**PROBLEM TO SOLVE**
Return, without pictures, the lines from the start of the data through the one that contains "from bokeh.resources import INLINE".

* * * *

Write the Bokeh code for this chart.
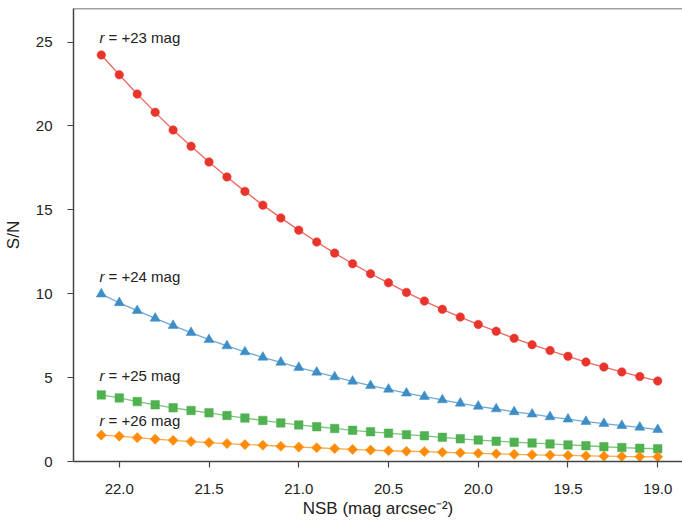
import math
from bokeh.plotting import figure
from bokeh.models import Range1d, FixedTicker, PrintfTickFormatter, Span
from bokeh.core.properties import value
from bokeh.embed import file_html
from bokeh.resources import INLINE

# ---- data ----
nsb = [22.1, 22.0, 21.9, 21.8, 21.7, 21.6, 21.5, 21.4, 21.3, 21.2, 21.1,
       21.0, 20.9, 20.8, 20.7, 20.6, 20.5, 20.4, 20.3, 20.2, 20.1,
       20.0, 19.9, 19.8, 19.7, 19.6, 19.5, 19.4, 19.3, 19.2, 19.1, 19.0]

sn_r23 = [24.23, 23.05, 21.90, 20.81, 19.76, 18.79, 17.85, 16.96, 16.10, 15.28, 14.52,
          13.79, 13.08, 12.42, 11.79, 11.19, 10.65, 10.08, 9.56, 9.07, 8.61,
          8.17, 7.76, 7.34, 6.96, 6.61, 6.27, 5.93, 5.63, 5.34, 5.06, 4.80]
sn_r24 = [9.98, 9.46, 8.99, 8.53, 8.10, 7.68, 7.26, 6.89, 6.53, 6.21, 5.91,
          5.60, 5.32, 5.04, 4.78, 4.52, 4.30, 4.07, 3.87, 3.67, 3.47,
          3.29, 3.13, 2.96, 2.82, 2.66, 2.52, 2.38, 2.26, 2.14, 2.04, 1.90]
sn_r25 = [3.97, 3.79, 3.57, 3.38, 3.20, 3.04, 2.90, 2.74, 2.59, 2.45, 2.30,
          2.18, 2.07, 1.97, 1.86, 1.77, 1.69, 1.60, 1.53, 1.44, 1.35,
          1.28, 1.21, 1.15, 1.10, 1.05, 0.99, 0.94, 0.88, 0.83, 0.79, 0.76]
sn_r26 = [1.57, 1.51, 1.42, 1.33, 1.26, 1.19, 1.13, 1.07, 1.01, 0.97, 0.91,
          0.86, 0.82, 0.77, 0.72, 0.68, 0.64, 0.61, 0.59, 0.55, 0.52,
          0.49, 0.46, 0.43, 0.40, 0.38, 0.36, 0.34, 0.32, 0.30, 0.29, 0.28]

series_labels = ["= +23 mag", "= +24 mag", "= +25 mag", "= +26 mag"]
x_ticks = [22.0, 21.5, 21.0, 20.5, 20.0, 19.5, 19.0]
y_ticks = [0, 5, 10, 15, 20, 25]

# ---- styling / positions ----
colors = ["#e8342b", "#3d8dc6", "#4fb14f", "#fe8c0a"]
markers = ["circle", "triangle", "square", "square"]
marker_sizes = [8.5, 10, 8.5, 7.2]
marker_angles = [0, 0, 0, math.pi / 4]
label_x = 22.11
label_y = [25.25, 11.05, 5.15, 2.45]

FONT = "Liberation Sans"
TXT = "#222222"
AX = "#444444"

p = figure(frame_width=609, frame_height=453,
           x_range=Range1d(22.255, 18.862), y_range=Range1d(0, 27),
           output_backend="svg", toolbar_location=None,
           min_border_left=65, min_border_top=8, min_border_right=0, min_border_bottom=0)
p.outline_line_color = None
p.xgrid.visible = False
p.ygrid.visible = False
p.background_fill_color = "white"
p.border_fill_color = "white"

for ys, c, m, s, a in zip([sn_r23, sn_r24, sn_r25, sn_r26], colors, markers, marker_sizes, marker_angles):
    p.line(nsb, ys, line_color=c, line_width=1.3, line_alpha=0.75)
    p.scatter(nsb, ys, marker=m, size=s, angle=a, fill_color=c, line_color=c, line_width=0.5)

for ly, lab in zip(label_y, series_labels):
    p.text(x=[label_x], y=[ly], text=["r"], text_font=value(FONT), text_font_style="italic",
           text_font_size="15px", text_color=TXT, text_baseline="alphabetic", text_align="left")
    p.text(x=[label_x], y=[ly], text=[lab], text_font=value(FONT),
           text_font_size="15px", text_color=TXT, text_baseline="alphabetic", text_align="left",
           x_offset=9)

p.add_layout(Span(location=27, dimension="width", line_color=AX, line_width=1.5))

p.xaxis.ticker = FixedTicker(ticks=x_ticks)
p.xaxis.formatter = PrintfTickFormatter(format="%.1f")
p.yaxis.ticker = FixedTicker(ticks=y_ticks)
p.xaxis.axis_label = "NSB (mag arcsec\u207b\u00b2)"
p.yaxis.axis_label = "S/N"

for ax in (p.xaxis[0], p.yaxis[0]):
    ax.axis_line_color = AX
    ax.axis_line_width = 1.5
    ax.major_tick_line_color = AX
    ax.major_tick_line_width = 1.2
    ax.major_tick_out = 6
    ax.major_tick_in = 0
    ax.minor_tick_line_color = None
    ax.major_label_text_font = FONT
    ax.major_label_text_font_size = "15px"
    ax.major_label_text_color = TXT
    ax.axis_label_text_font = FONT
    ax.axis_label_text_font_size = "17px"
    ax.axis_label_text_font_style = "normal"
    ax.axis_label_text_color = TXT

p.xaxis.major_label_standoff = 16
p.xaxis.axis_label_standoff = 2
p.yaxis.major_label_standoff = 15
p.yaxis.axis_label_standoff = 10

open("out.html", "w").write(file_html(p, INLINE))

* * * *

**EXPECTED ANSWER**
Write the Bokeh code for this chart.
import math
from bokeh.plotting import figure
from bokeh.models import Range1d, FixedTicker, PrintfTickFormatter, Span
from bokeh.core.properties import value
from bokeh.embed import file_html
from bokeh.resources import INLINE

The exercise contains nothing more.